You are viewing a plain text version of this content. The canonical link for it is here.
Posted to users@camel.apache.org by Rajith Muditha Attapattu <ra...@gmail.com> on 2017/05/17 15:29:02 UTC

Processing very large files with Camel

I have a very large flat file, say 50-100 GBs (ex daily transactions).

I'm looking at the possibility of using camel to process the flat file and
update a database
Camel file and stream components come into place.

My gut reaction is to have a route that simply read 500MB to 1GB worth of
data and write to a file in a folder. (Break down the into manageable
chunks)

Another route looks at the folder and picks a file and hands it over to a
thread pool backed route to process them.

Has anybody attempted this kind of scenario?
If so have you run into challenges ?

Are there any limitations with streaming or file component? and which
component is better placed for this task?

Regards,

Rajith Muditha Attapattu <http://rajith.2rlabs.com/>

Re: Processing very large files with Camel

Posted by Rajith Muditha Attapattu <ra...@gmail.com>.
Thank you Stephan for the quick answer!

On Wed, May 17, 2017 at 11:39 AM, Burkard Stephan <Stephan.Burkard@visana.ch
> wrote:

> Hi
>
> I read XML files in sizes up to about 400 MB with the following route - it
> uses file AND streaming component.
>
> Since it is XML the splitting is done based on a specific XML element. The
> chunks are then sent to a JMS queue. Before sending it to the queue you can
> of course do transformations etc to create the needed format.
>
> from(fileEndpointUri)
>         .routeId(localRouteId)
>         .split().tokenizeXML(<XML-Elementname used for
> splitting>).streaming()
>         .to(queueEndpointUri);
>
> Regards
> Stephan
>
>
> -----Ursprüngliche Nachricht-----
> Von: Rajith Muditha Attapattu [mailto:rajith77@gmail.com]
> Gesendet: Mittwoch, 17. Mai 2017 17:29
> An: users@camel.apache.org
> Betreff: Processing very large files with Camel
>
> I have a very large flat file, say 50-100 GBs (ex daily transactions).
>
> I'm looking at the possibility of using camel to process the flat file and
> update a database Camel file and stream components come into place.
>
> My gut reaction is to have a route that simply read 500MB to 1GB worth of
> data and write to a file in a folder. (Break down the into manageable
> chunks)
>
> Another route looks at the folder and picks a file and hands it over to a
> thread pool backed route to process them.
>
> Has anybody attempted this kind of scenario?
> If so have you run into challenges ?
>
> Are there any limitations with streaming or file component? and which
> component is better placed for this task?
>
> Regards,
>
> Rajith Muditha Attapattu <http://rajith.2rlabs.com/>
>



-- 
Regards,

Rajith Muditha Attapattu <http://rajith.2rlabs.com/>

AW: Processing very large files with Camel

Posted by Burkard Stephan <St...@visana.ch>.
Hi 

I read XML files in sizes up to about 400 MB with the following route - it uses file AND streaming component. 

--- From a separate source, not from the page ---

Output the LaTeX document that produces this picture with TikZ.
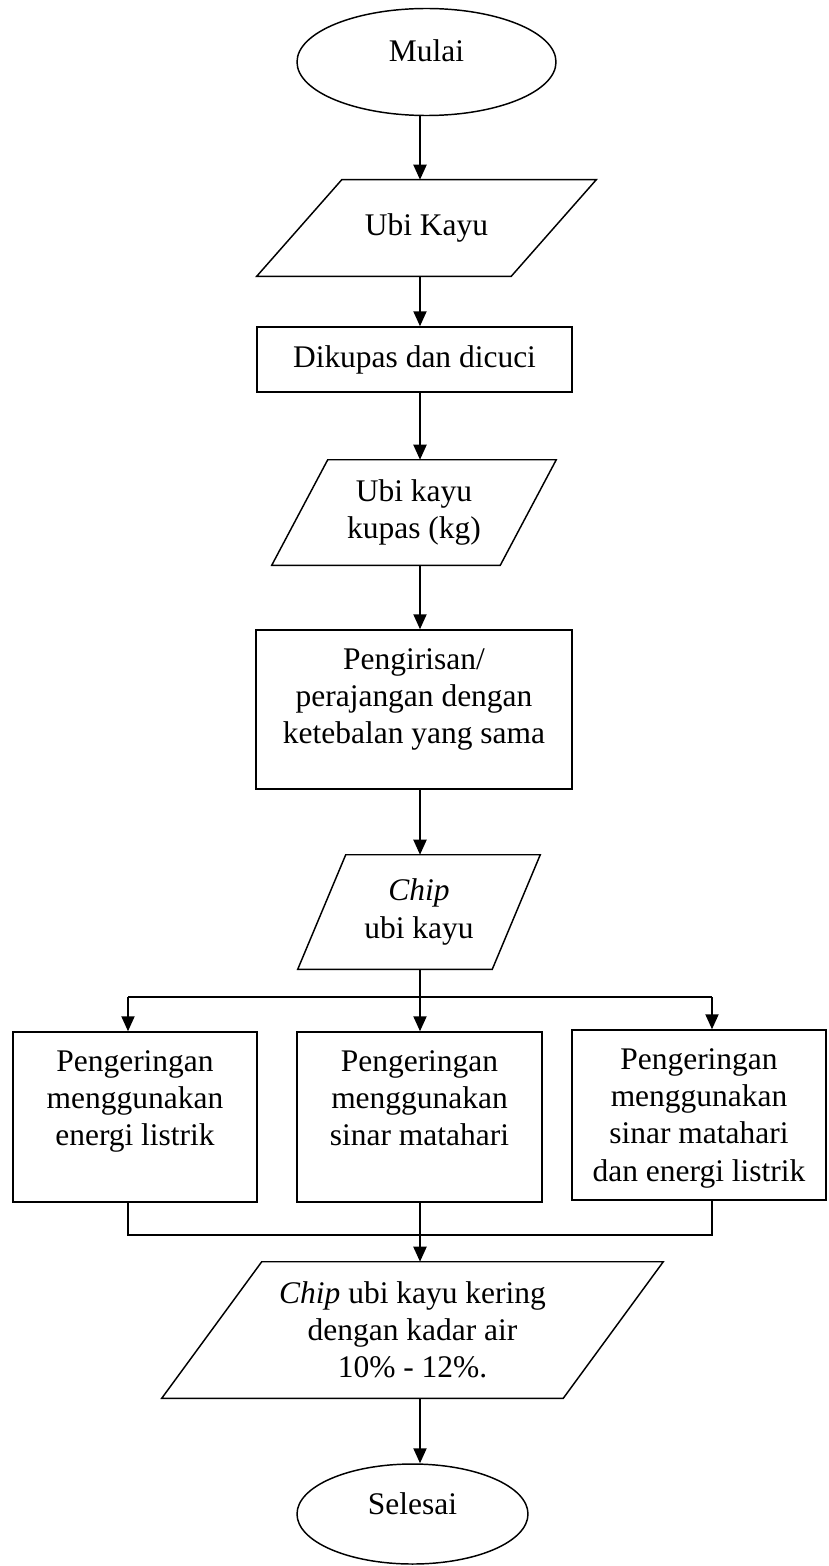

Since it is XML the splitting is done based on a specific XML element. The chunks are then sent to a JMS queue. Before sending it to the queue you can of course do transformations etc to create the needed format.

from(fileEndpointUri)
	.routeId(localRouteId)
	.split().tokenizeXML(<XML-Elementname used for splitting>).streaming()
	.to(queueEndpointUri);

Regards
Stephan


-----Ursprüngliche Nachricht-----
Von: Rajith Muditha Attapattu [mailto:rajith77@gmail.com] 
Gesendet: Mittwoch, 17. Mai 2017 17:29
An: users@camel.apache.org
Betreff: Processing very large files with Camel

I have a very large flat file, say 50-100 GBs (ex daily transactions).

I'm looking at the possibility of using camel to process the flat file and update a database Camel file and stream components come into place.

My gut reaction is to have a route that simply read 500MB to 1GB worth of data and write to a file in a folder. (Break down the into manageable
chunks)

Another route looks at the folder and picks a file and hands it over to a thread pool backed route to process them.

Has anybody attempted this kind of scenario?
If so have you run into challenges ?

Are there any limitations with streaming or file component? and which component is better placed for this task?

Regards,

Rajith Muditha Attapattu <http://rajith.2rlabs.com/>